__REQUIRED WORK__
Starting at the first line of the listing below, repeat each line up to and including the one containing "plt.rcParams['font.family'] = ['Liberation". Leave out pictures.

===== DATASET EXTRACT

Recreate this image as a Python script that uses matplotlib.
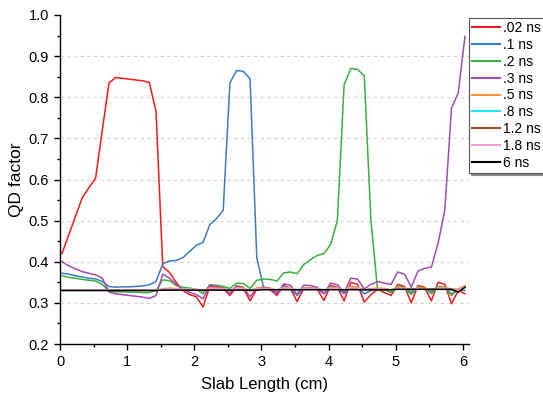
import matplotlib
matplotlib.use('Agg')
import matplotlib.pyplot as plt
from matplotlib.ticker import MultipleLocator

plt.rcParams['font.family'] = ['Liberation Sans', 'DejaVu Sans']

# slab positions (cm)
slab_x = [0.03, 0.13, 0.23, 0.33, 0.43, 0.53, 0.63, 0.73, 0.83, 0.93,
          1.03, 1.13, 1.23, 1.33, 1.43, 1.53, 1.63, 1.73, 1.83, 1.93,
          2.03, 2.13, 2.23, 2.33, 2.43, 2.53, 2.63, 2.73, 2.83, 2.93,
          3.03, 3.13, 3.23, 3.33, 3.43, 3.53, 3.63, 3.73, 3.83, 3.93,
          4.03, 4.13, 4.23, 4.33, 4.43, 4.53, 4.63, 4.73, 4.83, 4.93,
          5.03, 5.13, 5.23, 5.33, 5.43, 5.53, 5.63, 5.73, 5.83, 5.93,
          6.03]

qd_002 = [0.42, 0.465, 0.51, 0.555, 0.58, 0.603, 0.72, 0.835, 0.848, 0.846,
          0.844, 0.842, 0.84, 0.836, 0.765, 0.388, 0.374, 0.35, 0.33, 0.32,
          0.315, 0.29, 0.34, 0.338, 0.335, 0.318, 0.34, 0.336, 0.305, 0.333,
          0.335, 0.332, 0.318, 0.342, 0.336, 0.303, 0.335, 0.336, 0.333, 0.306,
          0.342, 0.338, 0.305, 0.35, 0.345, 0.302, 0.32, 0.333, 0.325, 0.318,
          0.345, 0.34, 0.30, 0.342, 0.338, 0.305, 0.35, 0.345, 0.298, 0.33,
          0.322]

qd_01 = [0.372, 0.37, 0.366, 0.363, 0.36, 0.358, 0.352, 0.34, 0.338, 0.339,
         0.339, 0.34, 0.341, 0.344, 0.352, 0.395, 0.402, 0.403, 0.41, 0.425,
         0.44, 0.447, 0.49, 0.505, 0.525, 0.835, 0.865, 0.863, 0.845, 0.41,
         0.338, 0.334, 0.325, 0.34, 0.336, 0.318, 0.335, 0.336, 0.334, 0.322,
         0.338, 0.336, 0.322, 0.34, 0.338, 0.322, 0.33, 0.334, 0.332, 0.328,
         0.338, 0.336, 0.325, 0.338, 0.336, 0.327, 0.338, 0.336, 0.322, 0.332,
         0.33]

qd_02 = [0.366, 0.362, 0.36, 0.357, 0.355, 0.353, 0.345, 0.328, 0.327, 0.327,
         0.326, 0.326, 0.325, 0.325, 0.33, 0.356, 0.354, 0.342, 0.338, 0.336,
         0.333, 0.322, 0.344, 0.343, 0.34, 0.335, 0.348, 0.347, 0.335, 0.355,
         0.358, 0.357, 0.353, 0.373, 0.375, 0.371, 0.393, 0.405, 0.415, 0.42,
         0.442, 0.5, 0.83, 0.87, 0.868, 0.852, 0.5, 0.33, 0.332, 0.325,
         0.34, 0.337, 0.32, 0.338, 0.336, 0.322, 0.34, 0.338, 0.318, 0.334,
         0.338]

qd_03 = [0.40, 0.39, 0.383, 0.376, 0.372, 0.368, 0.36, 0.326, 0.322, 0.32,
         0.318, 0.316, 0.314, 0.311, 0.318, 0.37, 0.36, 0.345, 0.333, 0.326,
         0.32, 0.31, 0.343, 0.34, 0.337, 0.323, 0.342, 0.338, 0.315, 0.336,
         0.338, 0.336, 0.322, 0.346, 0.343, 0.32, 0.343, 0.342, 0.338, 0.322,
         0.348, 0.344, 0.325, 0.36, 0.358, 0.334, 0.345, 0.352, 0.348, 0.345,
         0.375, 0.37, 0.338, 0.377, 0.384, 0.387, 0.445, 0.526, 0.774, 0.81,
         0.948]

qd_05 = [0.331, 0.331, 0.331, 0.331, 0.331, 0.331, 0.331, 0.331, 0.331, 0.331,
         0.331, 0.331, 0.331, 0.331, 0.331, 0.334, 0.336, 0.335, 0.334, 0.333,
         0.333, 0.328, 0.337, 0.336, 0.335, 0.33, 0.337, 0.336, 0.329, 0.336,
         0.336, 0.335, 0.33, 0.338, 0.337, 0.329, 0.336, 0.336, 0.335, 0.33,
         0.338, 0.337, 0.33, 0.34, 0.339, 0.331, 0.335, 0.336, 0.335, 0.331,
         0.338, 0.337, 0.331, 0.337, 0.336, 0.332, 0.338, 0.337, 0.334, 0.334,
         0.342]

qd_08 = [0.331, 0.331, 0.331, 0.331, 0.331, 0.331, 0.331, 0.331, 0.331, 0.331,
         0.331, 0.331, 0.331, 0.331, 0.331, 0.333, 0.334, 0.334, 0.333, 0.333,
         0.332, 0.329, 0.335, 0.334, 0.334, 0.33, 0.335, 0.334, 0.33, 0.334,
         0.334, 0.333, 0.331, 0.336, 0.335, 0.33, 0.334, 0.334, 0.333, 0.331,
         0.336, 0.335, 0.331, 0.337, 0.336, 0.331, 0.334, 0.334, 0.333, 0.331,
         0.336, 0.335, 0.331, 0.335, 0.334, 0.332, 0.336, 0.335, 0.332, 0.332,
         0.338]

qd_12 = [0.331, 0.331, 0.331, 0.331, 0.331, 0.331, 0.331, 0.331, 0.331, 0.331,
         0.331, 0.331, 0.331, 0.331, 0.331, 0.332, 0.333, 0.333, 0.332, 0.332,
         0.332, 0.33, 0.334, 0.333, 0.333, 0.331, 0.334, 0.333, 0.33, 0.333,
         0.333, 0.333, 0.331, 0.335, 0.334, 0.331, 0.333, 0.333, 0.333, 0.331,
         0.334, 0.334, 0.331, 0.335, 0.335, 0.331, 0.333, 0.333, 0.333, 0.331,
         0.334, 0.334, 0.332, 0.334, 0.333, 0.332, 0.334, 0.334, 0.331, 0.33,
         0.338]

qd_18 = [0.331, 0.331, 0.331, 0.331, 0.331, 0.331, 0.331, 0.331, 0.331, 0.331,
         0.331, 0.331, 0.331, 0.331, 0.331, 0.333, 0.334, 0.334, 0.333, 0.333,
         0.333, 0.33, 0.335, 0.334, 0.334, 0.331, 0.335, 0.334, 0.331, 0.334,
         0.334, 0.334, 0.331, 0.336, 0.335, 0.331, 0.334, 0.334, 0.334, 0.331,
         0.335, 0.335, 0.331, 0.337, 0.336, 0.331, 0.334, 0.334, 0.334, 0.331,
         0.335, 0.335, 0.332, 0.335, 0.334, 0.332, 0.336, 0.335, 0.332, 0.331,
         0.339]

qd_6 = [0.33, 0.33, 0.33, 0.33, 0.33, 0.33, 0.33, 0.33, 0.33, 0.33,
        0.33, 0.33, 0.33, 0.33, 0.33, 0.331, 0.331, 0.331, 0.331, 0.331,
        0.331, 0.331, 0.331, 0.331, 0.331, 0.331, 0.331, 0.331, 0.331, 0.331,
        0.332, 0.332, 0.332, 0.332, 0.332, 0.332, 0.332, 0.332, 0.332, 0.332,
        0.332, 0.332, 0.332, 0.332, 0.332, 0.332, 0.332, 0.332, 0.332, 0.332,
        0.333, 0.333, 0.333, 0.333, 0.333, 0.333, 0.333, 0.333, 0.333, 0.326,
        0.338]

labels = ['.02 ns', '.1 ns', '.2 ns', '.3 ns', '.5 ns', '.8 ns', '1.2 ns', '1.8 ns', '6 ns']
series = [qd_002, qd_01, qd_02, qd_03, qd_05, qd_08, qd_12, qd_18, qd_6]
colors = ['#f01c1c', '#3a7cc4', '#3cb03c', '#a04cb4', '#ff9430',
          '#18e8f8', '#a0522d', '#f79ed0', '#000000']

fig = plt.figure(figsize=(5.43, 4.0), dpi=100)
ax = fig.add_axes([0.1105, 0.14, 0.7532, 0.8225])

for vals, lab, col in zip(series, labels, colors):
    ax.plot(slab_x, vals, color=col, lw=1.1, label=lab)

ax.set_xlim(0, 6.09)
ax.set_ylim(0.2, 1.0)
ax.xaxis.set_major_locator(MultipleLocator(1))
ax.xaxis.set_minor_locator(MultipleLocator(0.5))
ax.yaxis.set_major_locator(MultipleLocator(0.1))
ax.yaxis.set_minor_locator(MultipleLocator(0.05))
ax.yaxis.set_major_formatter(plt.FormatStrFormatter('%.1f'))

for y in [0.3, 0.4, 0.5, 0.6, 0.7, 0.8, 0.9]:
    ax.axhline(y, color='#d4d4d4', lw=0.8, ls=(0, (3, 3)), zorder=0)

ax.spines['top'].set_visible(False)
ax.spines['right'].set_visible(False)
ax.spines['left'].set_linewidth(1.0)
ax.spines['bottom'].set_linewidth(1.0)
ax.tick_params(which='major', direction='out', length=4.5, width=1.0, labelsize=10.5)
ax.tick_params(which='minor', direction='out', length=2.5, width=1.0)

ax.set_xlabel('Slab Length (cm)', fontsize=12, labelpad=6)
ax.set_ylabel('QD factor', fontsize=12.5, labelpad=3)

leg = ax.legend(loc='upper left', bbox_to_anchor=(1.0, 0.99), borderaxespad=0,
                fontsize=10, frameon=True, fancybox=False, handlelength=2.0,
                handletextpad=0.2, labelspacing=0.2, borderpad=0.22,
                shadow={'ox': 1.5, 'oy': -1.5, 'color': '0.55', 'alpha': 1})
leg.get_frame().set_edgecolor('#555555')
leg.get_frame().set_linewidth(0.8)
for line in leg.get_lines():
    line.set_linewidth(1.5)

fig.savefig('out.png', dpi=100)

==========

__TASK OUTPUT__
Recreate this image as a Python script that uses matplotlib.
import matplotlib
matplotlib.use('Agg')
import matplotlib.pyplot as plt
from matplotlib.ticker import MultipleLocator

plt.rcParams['font.family'] = ['Liberation Sans', 'DejaVu Sans']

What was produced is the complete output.